Video: Riding a painted pony will be part of Fun Time’s new location
GULFPORT -- The 36 merry-go-round horses are packed into two rows in a Biloxi garage, awaiting the day they will prance again at FunTime USA, a landmark theme park the O'Neal family is bringing back to U.S. 90.
They have experienced a hiccup or two over zoning, but Rafe O'Neal, co-owner of the new FunTime, believes the landmark park should be open by the end of May or early June across Cowan Road from the original park destroyed by 2005's Hurricane Katrina.
"Everybody's kind of concerned we haven't turned soil yet," said Romy Simpson, O'Neal's business partner and FunTime co-owner. But she and O'Neal say the work will go fast after they receive final clearance from the city, which is working with them to bring back an amusement park that had entertained generations.
The amusement park will once again feature adults' and children's rides, a go-cart track, bumper boats and the popular miniature golf course with concrete figures.
A new addition will be a picnic pavilion where families can dine from food trucks. Simpson said they are hoping three or four food trucks will offer a variety of menus.

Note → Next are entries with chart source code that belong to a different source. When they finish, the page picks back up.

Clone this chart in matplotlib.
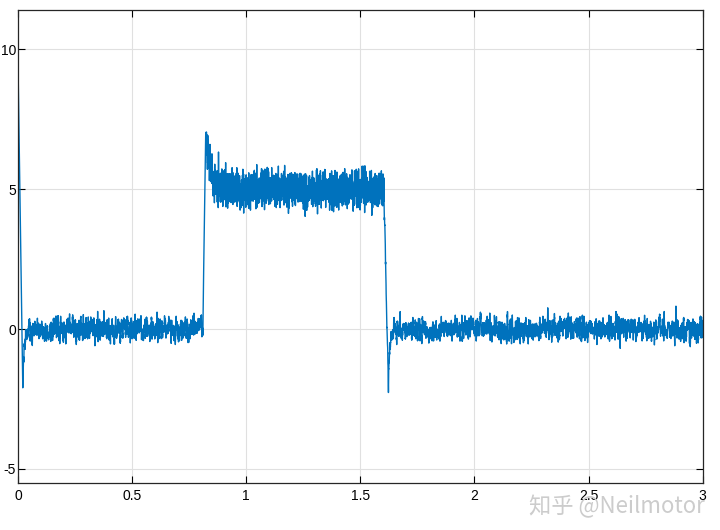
import numpy as np
import matplotlib
matplotlib.use('Agg')
import matplotlib.pyplot as plt

plt.rcParams['font.family'] = ['Liberation Sans', 'DejaVu Sans']

# signal description
t_end = 3.0
dt = 2.5e-4
start_peak = 9.5          # value at t=0
start_dip = -2.1          # undershoot after start
start_dip_t = 0.021
step_on_t = 0.81          # rise to the high level
step_on_peak = 7.0
step_on_peak_t = 0.822
high_level = 5.0
step_off_t = 1.603        # drop back to zero
step_off_dip = -2.2
step_off_dip_t = 1.623
low_noise_std = 0.2       # measurement noise around 0
high_noise_std = 0.3      # measurement noise around 5

xticks = [0, 0.5, 1, 1.5, 2, 2.5, 3]
xticklabels = ['0', '0.5', '1', '1.5', '2', '2.5', '3']
yticks = [-5, 0, 5, 10]
yticklabels = ['-5', '0', '5', '10']

t = np.arange(0, t_end + dt, dt)
y = np.zeros_like(t)

# start transient
m = t <= start_dip_t
y[m] = start_peak + (start_dip - start_peak) * t[m] / start_dip_t
m = (t > start_dip_t) & (t < step_on_t)
y[m] = start_dip * np.exp(-(t[m] - start_dip_t) / 0.005)

# step up with overshoot
m = (t >= step_on_t) & (t <= step_on_peak_t)
y[m] = step_on_peak * (t[m] - step_on_t) / (step_on_peak_t - step_on_t)
m = (t > step_on_peak_t) & (t < step_off_t)
y[m] = high_level + (step_on_peak - high_level) * np.exp(-(t[m] - step_on_peak_t) / 0.02)

# step down with undershoot
m = (t >= step_off_t) & (t <= step_off_dip_t)
y[m] = high_level + (step_off_dip - high_level) * (t[m] - step_off_t) / (step_off_dip_t - step_off_t)
m = t > step_off_dip_t
y[m] = step_off_dip * np.exp(-(t[m] - step_off_dip_t) / 0.005)

# noise (seeded, the original is a noisy measurement)
rng = np.random.default_rng(7)
low = np.convolve(rng.normal(0, 1, t.size), np.ones(8) / 8, mode='same')
low = low / low.std() * low_noise_std
high = np.convolve(rng.normal(0, 1, t.size), np.ones(2) / 2, mode='same')
high = high / high.std() * high_noise_std
high_seg = (t >= step_on_peak_t) & (t < step_off_t)
noise = np.where(high_seg, high, low)
noise[t < 0.025] = 0
noise[(t > step_on_t) & (t < step_on_peak_t + 0.003)] *= 0.3
y = y + noise

fig = plt.figure(figsize=(7.2, 5.3), dpi=100)
ax = fig.add_axes([0.025, 0.0887, 0.951, 0.8925])
ax.plot(t, y, color='#0072BD', linewidth=1.0)
ax.set_xlim(0, 3)
ax.set_ylim(-5.5, 11.4)
ax.set_xticks(xticks)
ax.set_xticklabels(xticklabels)
ax.set_yticks(yticks)
ax.set_yticklabels(yticklabels)
ax.grid(True, color='#e0e0e0', linewidth=0.8)
ax.set_axisbelow(True)
ax.tick_params(direction='in', top=True, right=True, labelsize=10, length=5, width=0.8)
ax.tick_params(axis='y', pad=1.5)
ax.tick_params(axis='x', pad=4)
for s in ax.spines.values():
    s.set_linewidth(0.9)
    s.set_color('#262626')

fig.text(0.735, 0.045, '知乎 @Neilmotor', fontsize=16, color='#cccccc',
         family=['Noto Sans CJK SC', 'DejaVu Sans'], va='center', ha='left')

fig.savefig('out.png', dpi=100)
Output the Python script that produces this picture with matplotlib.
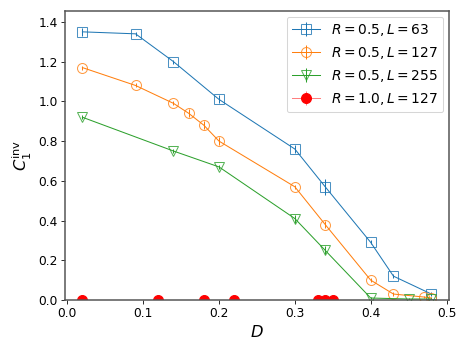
import numpy as np
import matplotlib
matplotlib.use("Agg")
import matplotlib.pyplot as plt
from matplotlib.path import Path
from matplotlib.colors import to_rgba

# R = 0.5, L = 63
d_63 = [0.02, 0.09, 0.14, 0.20, 0.30, 0.34, 0.40, 0.43, 0.48]
c_63 = [1.35, 1.34, 1.20, 1.01, 0.76, 0.57, 0.29, 0.12, 0.03]
e_63 = [0.02, 0.01, 0.01, 0.02, 0.02, 0.04, 0.01, 0.01, 0.01]

# R = 0.5, L = 127
d_127 = [0.02, 0.09, 0.14, 0.16, 0.18, 0.20, 0.30, 0.34, 0.40, 0.43, 0.47, 0.48]
c_127 = [1.17, 1.08, 0.99, 0.94, 0.88, 0.80, 0.57, 0.38, 0.10, 0.03, 0.015, 0.01]
e_127 = [0.01, 0.01, 0.01, 0.02, 0.02, 0.02, 0.01, 0.02, 0.01, 0.01, 0.005, 0.005]

# R = 0.5, L = 255
d_255 = [0.02, 0.14, 0.20, 0.30, 0.34, 0.40, 0.45, 0.48]
c_255 = [0.92, 0.75, 0.67, 0.41, 0.25, 0.01, 0.005, 0.005]
e_255 = [0.01, 0.01, 0.01, 0.02, 0.02, 0.005, 0.003, 0.003]

# R = 1.0, L = 127
d_r1 = [0.02, 0.12, 0.18, 0.22, 0.33, 0.34, 0.35]
c_r1 = [0.0, 0.0, 0.0, 0.0, 0.0, 0.0, 0.0]
e_r1 = [0.0, 0.0, 0.0, 0.0, 0.0, 0.0, 0.0]

dpi = 73.2
fig = plt.figure(figsize=(469 / dpi, 351 / dpi), dpi=dpi)
ax = fig.add_axes([0.1386, 0.1453, 0.957 - 0.1386, 0.9687 - 0.1453])

ms = 9.8
ax.errorbar(d_63, c_63, yerr=e_63, marker='s', ms=ms, mfc='none',
            mec=to_rgba('C0', 0.8), color='C0', lw=1, label=r'$R=0.5, L=63$')
ax.errorbar(d_127, c_127, yerr=e_127, marker='o', ms=ms, mfc='none',
            mec=to_rgba('C1', 0.8), color='C1', lw=1, label=r'$R=0.5, L=127$')
ax.errorbar(d_255, c_255, yerr=e_255, marker='v', ms=ms, mfc='none',
            mec=to_rgba('C2', 0.8), color='C2', lw=1, label=r'$R=0.5, L=255$')
red = ax.errorbar(d_r1, c_r1, yerr=e_r1, marker='o', ms=ms, mfc='red', mec='red',
                  color=(1, 0, 0, 0.5), ls='-', lw=1, label=r'$R=1.0, L=127$')
# clip the red markers at the axes edge (half circles on y=0)
red[0].set_clip_path(Path.unit_rectangle(), ax.transAxes)

ax.set_xlim(-0.003, 0.503)
ax.set_ylim(0, 1.455)
ax.set_xticks([0.0, 0.1, 0.2, 0.3, 0.4, 0.5])
ax.set_yticks([0.0, 0.2, 0.4, 0.6, 0.8, 1.0, 1.2, 1.4])
ax.tick_params(labelsize=12)
ax.set_xlabel(r'$D$', fontsize=16)
ax.set_ylabel(r'$C_1^{\rm inv}$', fontsize=16)
for s in ax.spines.values():
    s.set_color('#555555')
    s.set_linewidth(1.5)

ax.legend(loc='upper right', fontsize=13.6, borderaxespad=0.4)

fig.savefig('out.png', dpi=dpi)
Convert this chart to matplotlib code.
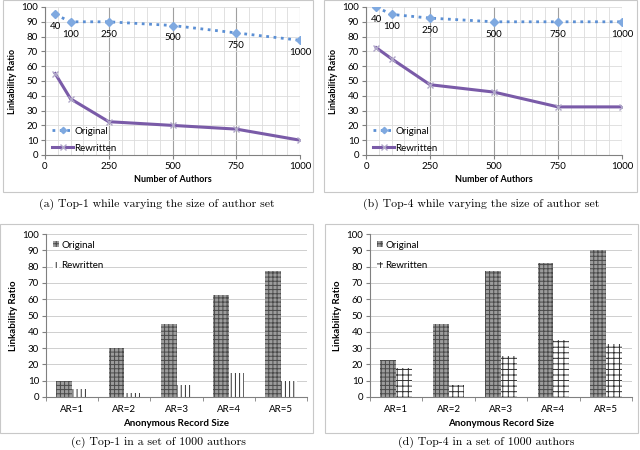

The park will have a retro design, with about one-third of the miniature golf figures returning from the original park. They are being stored in the country right now.
Life of amusement
Rafe O'Neal's uncle, Ray O'Neal, built the original sculptures and is busy designing new ones. A dinosaur is in the plans "just because," Ray O'Neal said. The dinosaur will be a spiritual cousin to the prehistoric creature that loomed over Biloxi's tourist strip before the storm.
As a 16-year-old, Ray O'Neal started work for Ken Davis at an amusement park that opened in the 1950s at the foot of Veterans Avenue on the beach.
"This amusement business is all I've ever done, just about," said Ray O'Neal, who worked at his first amusement park at age 16 and is now 68. "I've never had a real job."
Ray O'Neal came aboard at FunTime in the 1970s to build the miniature golf course. He learned what has become a lost art from Lee Koplin, the father of Goofy Golf who built a course years ago in Biloxi.
Gradually, Ray O'Neal bought out FunTime, starting with the refreshment stand.
He saved as many of the figures as he could after Katrina, along with the merry-go-round horses and gears, and anything else he could find on the scoured beachfront lot.
"We thought he was crazy," Rafe O'Neal said, "but now we think, 'Wow, you did us a really big favor.'"
For example, Rafe O'Neal said, restoration of the merry-go-round will cost only about $25,000, compared with at least $250,000 for a new one. Built in the 1950s, the ride has cast-aluminum horses built by an Allan Herschell company. Herschell began manufacturing carousels in 1883.
Ray O'Neal's daughter Katie was in the last television commercial for FunTime when she was a toddler. Now 13, she is designing the FunTime entrance where Humpty Dumpty will sit. Originally, the character was going to be in a fountain, but Katie insisted visitors must be able to sit on the wall beside Humpty Dumpty, who did not budge during Katrina.
"She is still one of my motivating reasons for doing this," Rafe O'Neal said. "What my uncle gave to us, I am excited to give to her in return. When my uncle built all that stuff, I don't think he realized how many people he touched."
Because the family is doing so much of the work, they believe the park can be built for $1 million to $1.2 million.
As the family shares plans for FunTime's return on its Facebook page, nostalgic stories are pouring in. Brett Cronier of Escatawpa wrote about trying to take a young lady to FunTime on their first date. Because an accident trapped them on Interstate 10, they pulled up as the park was closing for the evening.
The good news, Cronier said: "We just celebrated our 16-year anniversary and have three beautiful children. I am looking forward to having the date we never had and sharing the excitement I had as a kid with my own children. So, welcome back, FunTime!"